Masjid al-Alam Cilincing terletak di
daerah Cilincing Lama Rt 005 Rw 05, Kelurahan Cilincing, Kecamatan
Cilincing, Kotamadia Jakarta Utara, Provinsi DKI Jakarta. Sebelah utara,
selatan, dan barat berbatasan dengan pemukiman penduduk dan sebelah
timur dengan sungai.
Deskripsi Bangunan
Masjid menghadap ke arah timur, pintu
masuk ada lima buah, terletak masing-masing dua buah di sisi selatan,
utara, dan satu di sisi timur. Serambi terletak di sisi selatan, timur,
dan utara. Pada serambi sisi timur ini terdapat sebuah kentongan terbuat
dari kayu dan sebuah bedug yang ditopang oleh empat buah kayu
penyangga. Serambi di sisi utara merupakan bangunan terbuka yang
ditopang oleh 11 buah tiang.
Di dalam ruang utama terdapat tiang,
mihrab dan mimbar. Tiang dalam ruang utama ini berjumlah empat buah yang
terbuat dari kayu jati. Sedangkan mihrab terletak di sisi barat agak
menjorok keluar di dalam relung. Di sebelah kiri mihrab terdapat mimbar
yang terletak di dalam relung yang lebih kecil.
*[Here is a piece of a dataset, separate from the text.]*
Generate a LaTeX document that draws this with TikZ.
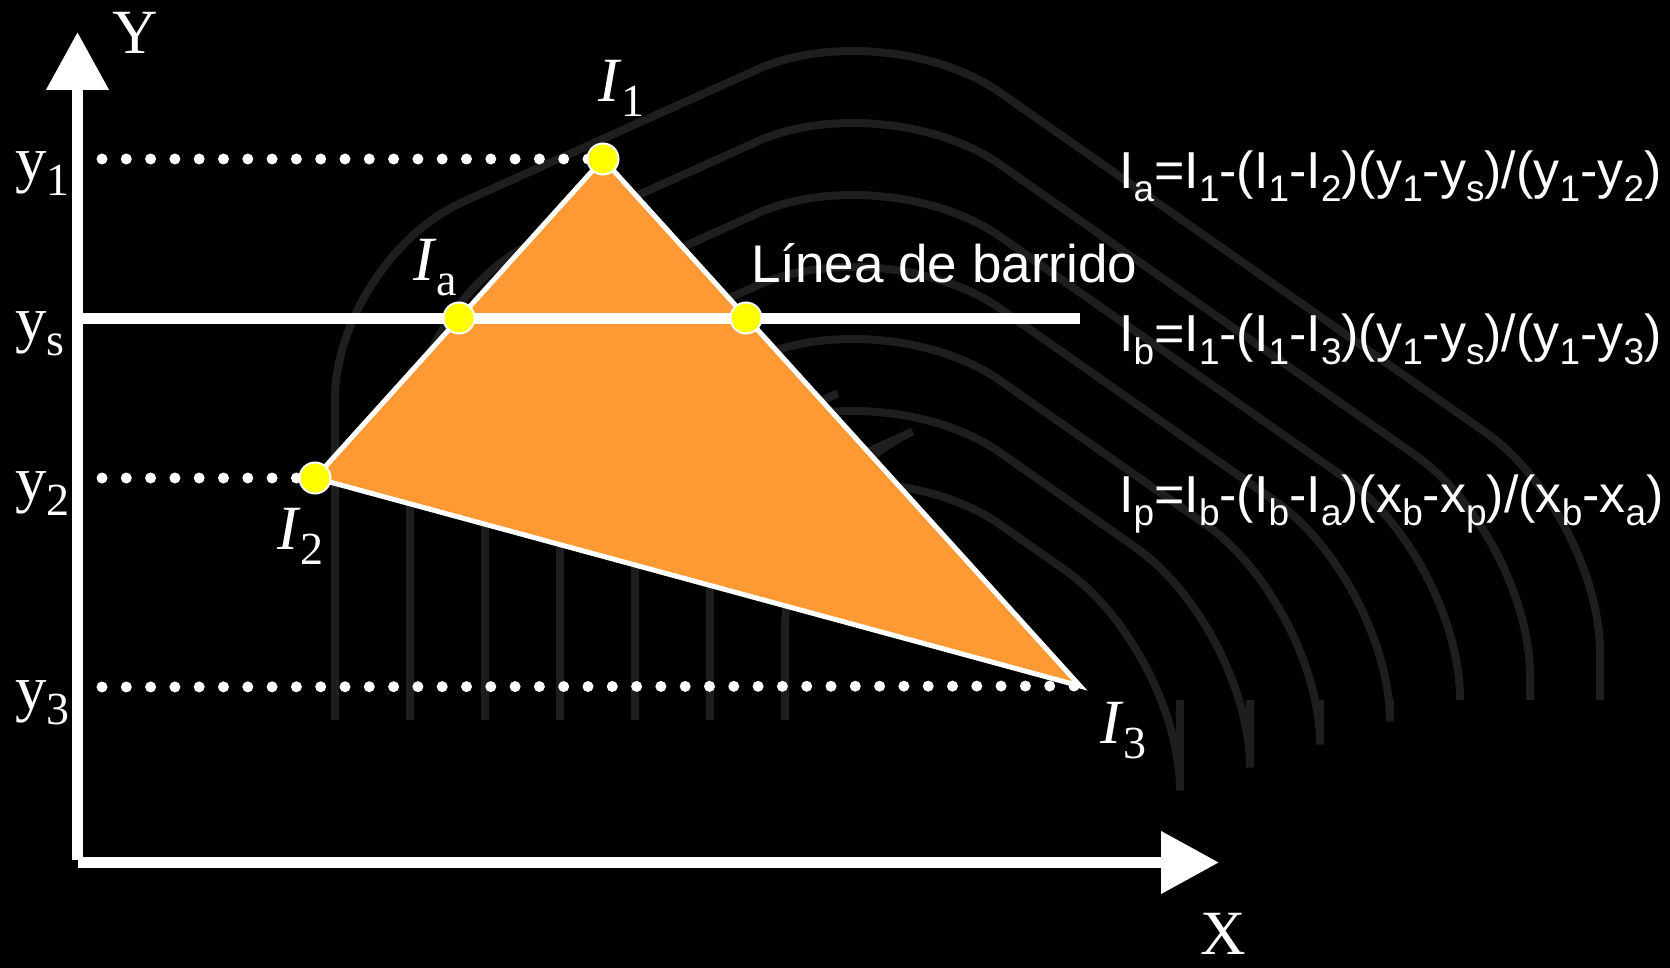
\documentclass[tikz,border=0pt]{standalone}
\usepackage{fontspec}
\setmainfont{Liberation Serif}
\newfontfamily\arialfam{Liberation Sans}
\usetikzlibrary{arrows.meta}
\definecolor{trifill}{RGB}{255,153,51}
\definecolor{dotyellow}{RGB}{255,255,0}
\definecolor{ghost}{RGB}{30,30,30}
\newcommand\lsb[1]{\raisebox{-15pt}{\fontsize{46}{46}\selectfont #1}}
\newcommand\fsb[1]{\raisebox{-13pt}{\fontsize{37}{37}\selectfont #1}}
\begin{document}
\begin{tikzpicture}[x=1pt,y=-1pt,
  lbl/.style={text=white, inner sep=0pt, anchor=base west, font=\fontsize{63}{63}\selectfont},
  frm/.style={text=white, inner sep=0pt, anchor=base west, font=\arialfam\fontsize{52}{52}\selectfont},
  axisline/.style={white, line width=11pt, -{Triangle[length=58pt,width=60pt]}},
  dotline/.style={white, line width=11pt, line cap=round, dash pattern=on 0pt off 24.3pt},
  ydot/.style={circle, fill=dotyellow, draw=white, line width=2pt, minimum size=31pt, inner sep=0pt},
  ghostarc/.style={ghost, line width=8pt, rounded corners=140pt}
]
\useasboundingbox (0,0) rectangle (1670,968);
\fill[black] (0,0) rectangle (1670,968);

% faint background arches
\foreach \k in {0,...,6}{
  \pgfmathsetmacro\xL{335+75*\k}
  \pgfmathsetmacro\xR{1600-70*\k}
  \pgfmathsetmacro\yT{12+72*\k}
  \pgfmathsetmacro\yAL{\yT+0.45*(885-\xL)}
  \pgfmathsetmacro\yAR{\yT+0.7*(\xR-885)}
  \draw[ghostarc] (\xL,720) -- (\xL,\yAL) -- (885,\yT) -- (\xR,\yAR) -- (\xR,700);
}

% coordinates
\coordinate (O) at (77.5,860);
\coordinate (Ytip) at (77.5,32);
\coordinate (Xs) at (78,862.5);
\coordinate (Xtip) at (1219,862.5);
\coordinate (v1) at (603,159);
\coordinate (v2) at (315,478);
\coordinate (v3) at (1080,686);
\coordinate (sa) at (459,318);
\coordinate (sb) at (746,318);
\coordinate (sL) at (77.5,318);
\coordinate (sR) at (1080,318);
\coordinate (d1) at (102,159);
\coordinate (d2) at (102,478);
\coordinate (d3) at (102,687);

% axes
\draw[axisline] (O) -- (Ytip);
\draw[axisline] (Xs) -- (Xtip);

% triangle
\filldraw[fill=trifill, draw=white, line width=5pt, line join=miter] (v1) -- (v2) -- (v3) -- cycle;

% sweep line
\draw[white, line width=11pt] (sL) -- (sR);

% dotted guide lines
\draw[dotline] (d1) -- (v1);
\draw[dotline] (d2) -- (v2);
\draw[dotline] (d3) -- (v3);

% yellow points
\node[ydot] (p1) at (v1) {};
\node[ydot] (p2) at (v2) {};
\node[ydot] (pa) at (sa) {};
\node[ydot] (pb) at (sb) {};

% axis labels
\node[lbl] (Ylab) at (112,54) {Y};
\node[lbl] (Xlab) at (1200,954) {X};
\node[lbl] (ly1) at (15,181) {y\lsb{1}};
\node[lbl] (lys) at (15,340) {y\lsb{s}};
\node[lbl] (ly2) at (15,500) {y\lsb{2}};
\node[lbl] (ly3) at (15,709) {y\lsb{3}};

% point labels
\node[lbl] (lI1) at (598,102) {\textit{I}\lsb{1}};
\node[lbl] (lIa) at (413,280) {\textit{I}\lsb{a}};
\node[lbl] (lI2) at (277,549) {\textit{I}\lsb{2}};
\node[lbl] (lI3) at (1100,743) {\textit{I}\lsb{3}};

% sweep line label
\node[frm, font=\arialfam\fontsize{53}{53}\selectfont] (sweep) at (751,283) {Línea de barrido};

% formulas
\node[frm] (fa) at (1119,189) {I\fsb{a}=I\fsb{1}-(I\fsb{1}-I\fsb{2})(y\fsb{1}-y\fsb{s})/(y\fsb{1}-y\fsb{2})};
\node[frm] (fb) at (1119,351) {I\fsb{b}=I\fsb{1}-(I\fsb{1}-I\fsb{3})(y\fsb{1}-y\fsb{s})/(y\fsb{1}-y\fsb{3})};
\node[frm] (fp) at (1119,512) {I\fsb{p}=I\fsb{b}-(I\fsb{b}-I\fsb{a})(x\fsb{b}-x\fsb{p})/(x\fsb{b}-x\fsb{a})};
\end{tikzpicture}
\end{document}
Bangunan masjid ini tidak mempunyai
plafon, pada bagian dalam atap yang miring dilapis dengan anyaman bambu,
dan bagian luar atapnya terbuat dari genteng berbentuk limas dan
tumpang dua. Pada puncaknya terdapat memolo berbentuk mahkota raja. Di
bagian luar di sisi timur laut terdapat sebuah ruangan yang dipergunakan
untuk kantor Sekretariat Ikatan Remaja Masjid. Di samping ruangan ini
terdapat tempat wudhu dan kamar kecil, berupa bangunan baru. Pada
dinding bagian luarnya terdapat tujuh buah kran air.
Sejarah
Masjid al-Alam Cilincing dibangun 1525
Masehi atau sekitar abad ke-15 oleh Sultan Fatahillah. Karena merupakan
warisan salah satu tokoh sembilan wali ini, kutipan wasiat Sang Sunan
terpampang di papan bertuliskan, "Wasiat Sunan Gunung Jati : Ingsun Titip Tajug Lan Fakir Miskin" (Saya Titipkan Masjid dan Fakir Miskin).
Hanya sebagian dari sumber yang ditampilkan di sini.